The term cloud is a ubiquitous. It’s tossed around a lot in today’s tech world. What is it really? The cloud is a type of a server, which is typically in a remote data center (so not up in the sky where we all point when talking about it). Users rent space and access is via the Internet. A traditional local server is hardware a company buys and owns. Accountants put it in the books as a capital expense.

An in-house server can cost thousands of dollars along with the cost of electricity to keep the server running 24/7. It requires a physical space, and as some business owners are unfortunately discovering, is an IT infrastructure with security vulnerabilities. These are the reasons why business owners are thinking about migrating business information to cloud-based servers.

Among the hesitancies we often hear from owners is that they expect downtime and a laborious process to move data. Business owners can see their IT server in their office, and it gives them a sense of comfort.
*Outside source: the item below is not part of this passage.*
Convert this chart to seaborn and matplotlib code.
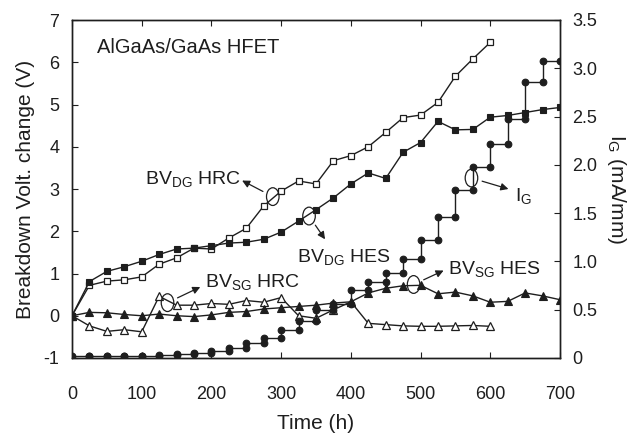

Yet when asked the last time that server was updated or backed up data, owners often aren’t sure.

When migration is done right, yes it takes a project team’s focus, but there’s minimal downtime for staff. Here’s an example. Let’s say a mid-sized business has 50 employees. The company server is long past it’s life. And it’s time to consider buying and installing another server or moving business data and software to the cloud. How would that happen?

Consult. A reputable cloud-based managed IT services business starts by listening and learning during your vetting process. The team should ask about how your business and employees work. You should get a chance to share your wish list and of course answer a lot of questions: how are software systems used, how drives are mapped, how much data is stored and know how employees’ computer desktops are arranged for daily work.
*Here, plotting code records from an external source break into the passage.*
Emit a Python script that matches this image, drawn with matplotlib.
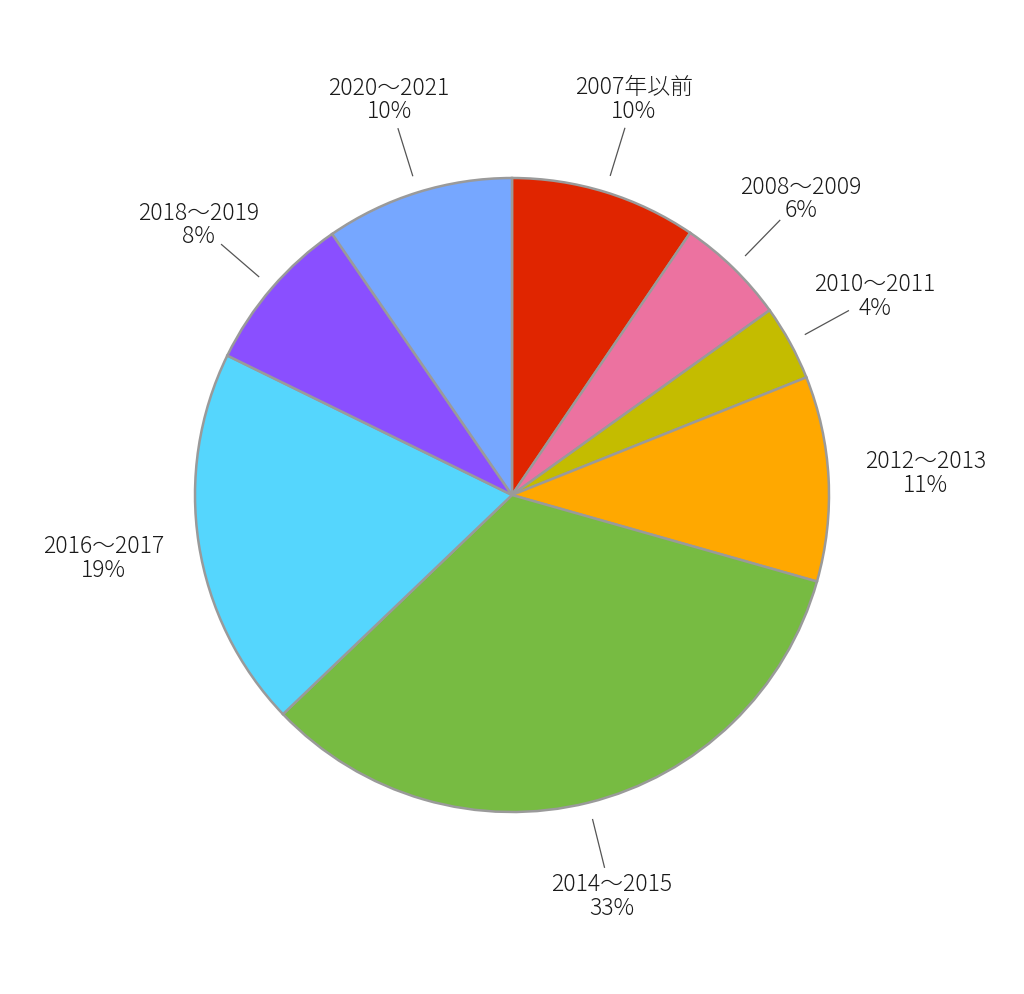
import numpy as np
import matplotlib
matplotlib.use("Agg")
import matplotlib.pyplot as plt

plt.rcParams['font.family'] = ['Noto Sans CJK JP', 'DejaVu Sans']

categories = ["2007年以前", "2008～2009", "2010～2011", "2012～2013",
              "2014～2015", "2016～2017", "2018～2019", "2020～2021"]
shares = [9.5, 5.6, 3.85, 10.45, 33.45, 19.4, 8.15, 9.6]
pct_labels = ["10%", "6%", "4%", "11%", "33%", "19%", "8%", "10%"]
show_leader = [True, True, True, False, True, False, True, True]
colors = ["#E02500", "#EC72A0", "#C4BC00", "#FFA800",
          "#77BB42", "#55D6FD", "#8A4FFF", "#76A7FF"]

W, H = 1024, 994
fig = plt.figure(figsize=(W / 100, H / 100), dpi=100)
cx, cy, R = 512, 495, 317
ax = fig.add_axes([(cx - R) / W, (H - cy - R) / H, 2 * R / W, 2 * R / H])
ax.axis('off')

wedges, _ = ax.pie(shares, colors=colors, startangle=90, counterclock=False,
                   radius=1.0, center=(0, 0),
                   wedgeprops=dict(edgecolor="#9A9A9A", linewidth=1.8))
ax.set_xlim(-1, 1)
ax.set_ylim(-1, 1)
ax.set_aspect('equal')

for w, cat, pct, lead in zip(wedges, categories, pct_labels, show_leader):
    ang = np.deg2rad((w.theta1 + w.theta2) / 2)
    ux, uy = np.cos(ang), np.sin(ang)
    if lead:
        ax.plot([1.055 * ux, 1.21 * ux], [1.055 * uy, 1.21 * uy],
                color="#555555", lw=0.9, clip_on=False)
    ax.text(1.305 * ux, 1.305 * uy, f"{cat}\n{pct}", ha="center", va="center",
            fontsize=16.5, fontweight="light", color="#1a1a1a",
            linespacing=0.92, clip_on=False)

fig.savefig("out.png", dpi=100, facecolor="white")
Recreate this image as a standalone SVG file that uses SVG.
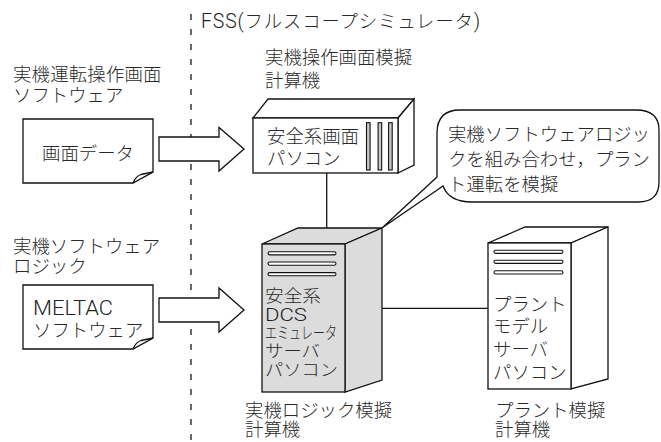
<svg xmlns="http://www.w3.org/2000/svg" width="661" height="442" viewBox="0 0 661 442">
  <style>
    text { font-family: "Liberation Sans", "Noto Sans CJK JP", sans-serif; font-size: 18.4px; font-weight: 300; fill: #2a2a2a; }
    .lat { font-family: Roboto, "Liberation Sans", sans-serif; font-size: 19.5px; font-weight: 300; fill: #222; }
    .srv { font-size: 16.6px; }
    .srvlat { font-size: 17.5px; }
    .ln { fill: none; stroke: #111; stroke-width: 1.3; }
    .shape { fill: #fff; stroke: #111; stroke-width: 1.3; stroke-linejoin: miter; }
    .grey { fill: #dcdcdc; stroke: #111; stroke-width: 1.3; }
    .vent { fill: #fff; stroke: #111; stroke-width: 1.1; }
    .slot { fill: #c8c8c8; stroke: #111; stroke-width: 1.1; }
    .boundary { stroke: #444; stroke-width: 1.6; stroke-dasharray: 6 9; fill: none; }
  </style>

  <!-- FSS boundary -->
  <line class="boundary" x1="191" y1="14" x2="191" y2="442"/>
  <text x="201" y="28" textLength="279" lengthAdjust="spacing"><tspan class="lat">FSS(</tspan>フルスコープシミュレータ<tspan class="lat">)</tspan></text>

  <!-- Connectors -->
  <g id="connectors">
    <line class="ln" x1="326.7" y1="173" x2="326.7" y2="237"/>
    <line class="ln" x1="358" y1="308.3" x2="488" y2="308.3"/>
    <path class="shape" d="M159,137 H219 V127.5 L244,149 L219,171 V161 H159 Z"/>
    <path class="shape" d="M159,298 H219 V288 L244,310 L219,332 V322 H159 Z"/>
  </g>

  <!-- Screen data document -->
  <g id="screen-data">
    <text x="13" y="80.5" textLength="148.5" lengthAdjust="spacing">実機運転操作画面</text>
    <text x="13" y="102">ソフトウェア</text>
    <path class="shape" d="M23,119 H153 V172 L133,183 H23 Z"/>
    <path class="ln" d="M133,183 Q136,176 141,174.5 L153,172"/>
    <text x="42" y="159.5">画面データ</text>
  </g>

  <!-- MELTAC software document -->
  <g id="meltac">
    <text x="13" y="252.5">実機ソフトウェア</text>
    <text x="13" y="272.5">ロジック</text>
    <path class="shape" d="M23,285 H153 V338 L133,349 H23 Z"/>
    <path class="ln" d="M133,349 Q136,342 141,340.5 L153,338"/>
    <text class="lat" x="33" y="315" textLength="80" lengthAdjust="spacingAndGlyphs">MELTAC</text>
    <text x="33" y="336.5">ソフトウェア</text>
  </g>

  <!-- Safety display PC -->
  <g id="safety-display-pc">
    <text x="265" y="64">実機操作画面模擬</text>
    <text x="265" y="87">計算機</text>
    <path class="shape" d="M253,118 L268,99 H414 L398,118 Z"/>
    <path class="shape" d="M398,118 L414,99 V165 L398,173 Z"/>
    <rect class="shape" x="253" y="118" width="145" height="55"/>
    <rect class="slot" x="366.5" y="122.7" width="3.6" height="47.3"/>
    <rect class="slot" x="378.1" y="122.7" width="3.6" height="47.3"/>
    <rect class="slot" x="388.6" y="122.7" width="3.6" height="47.3"/>
    <text x="267" y="143.3">安全系画面</text>
    <text x="267" y="165">パソコン</text>
  </g>

  <!-- Callout -->
  <g id="callout">
    <path class="shape" d="M437,177 L382,228 L443,186 Q449,202 472,202 H638 Q659,202 659,182 V130 Q659,110 636,110 H460 Q437,110 437,133 Z"/>
    <text x="448" y="141" textLength="202" lengthAdjust="spacing">実機ソフトウェアロジッ</text>
    <text x="448" y="166" textLength="202" lengthAdjust="spacing">クを組み合わせ，プラン</text>
    <text x="448" y="190.5">ト運転を模擬</text>
  </g>

  <!-- DCS emulator server -->
  <g id="dcs-server">
    <path class="grey" d="M262,244 L298,228 H382 L345,244 Z"/>
    <path class="grey" d="M345,244 L382,228 V380 L345,392 Z"/>
    <rect class="grey" x="262" y="244" width="83" height="148"/>
    <rect class="vent" x="268" y="251.7" width="68" height="3.2" rx="1.6"/>
    <rect class="vent" x="268" y="262" width="68" height="3.2" rx="1.6"/>
    <rect class="vent" x="268" y="272.6" width="68" height="3.2" rx="1.6"/>
    <text class="srv" x="265" y="301.5" textLength="56" lengthAdjust="spacingAndGlyphs">安全系</text>
    <text class="lat srvlat" x="265" y="321" textLength="42" lengthAdjust="spacingAndGlyphs">DCS</text>
    <text class="srv" x="265" y="339" textLength="72" lengthAdjust="spacingAndGlyphs">エミュレータ</text>
    <text class="srv" x="265" y="357" textLength="55" lengthAdjust="spacingAndGlyphs">サーバ</text>
    <text class="srv" x="265" y="376" textLength="73" lengthAdjust="spacingAndGlyphs">パソコン</text>
    <text x="245" y="417">実機ロジック模擬</text>
    <text x="245" y="436">計算機</text>
  </g>

  <!-- Plant model server -->
  <g id="plant-server">
    <path class="shape" d="M488,243 L525,227 H608 L571,243 Z"/>
    <path class="shape" d="M571,243 L608,227 V379 L571,389 Z"/>
    <rect class="shape" x="488" y="243" width="83" height="146"/>
    <rect class="vent" x="494" y="250.2" width="69" height="3.2" rx="1.6"/>
    <rect class="vent" x="494" y="260.2" width="69" height="3.2" rx="1.6"/>
    <rect class="vent" x="494" y="270.8" width="69" height="3.2" rx="1.6"/>
    <text x="493" y="311">プラント</text>
    <text x="493" y="333">モデル</text>
    <text x="493" y="356">サーバ</text>
    <text x="493" y="379">パソコン</text>
    <text x="495" y="417">プラント模擬</text>
    <text x="495" y="436">計算機</text>
  </g>
</svg>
Checks and balances: Next the team will look at those computer laptops, desktops and other hardware used during the regular workday to double check what’s been documented before starting any sort of data transfer.

Transfer to the cloud: Once all checks and balances are completed, the data transfer to the new cloud-based server will begin during the build phase. The cloud service will connect to the hardware server to import the company data and set up. This does not affect a business team’s daily work. All staff continue business as usual during the data transfer. How long it takes to transfer information depends on how much data a company has stored. A recent client data import took eight days. Normally it’s just a day or two.

Builds for staff: With all data transferred to the cloud-based server, the IT team reviews user set ups (in our case for all 50 employees) checks all software licensing, reviews proof of concept for all software tools and continues to test and retest to ensure drives and data are all mapped based on how each staff person works – all while all 50 employees continue to work.

Launch date: Once all data is transferred and systems are validated, a launch date is set. That’s when the team stops working—for a few hours. In our case of the mid-sized business, a team would stop work at the end of a business day so that day’s data can be imported to the cloud-based server with backups performed for the launch day. When staff go to work the next day, instead of using a desktop to link to the on-site server, they simply click a cloud-launch icon, and login to the cloud. Their computer desktop pops up. And it looks and works exactly the same as it did at 5 p.m. the day before. Back to work.

Launch support: The learning curve for IT-based systems is click, login and go to work. Still, expect an IT services firm to stay onsite launch day to help employees with sign on glitches and answer questions. On occasion a device might need help talking to the cloud. Usually by lunch time, staff is set.

Seeing and touching an onsite server feels safe. Yet moving the cloud really means minimal disruption, no capital expenditures with continued compliance and control. So, it makes sense why eight out of 10 businesses will make the shift in the next few years.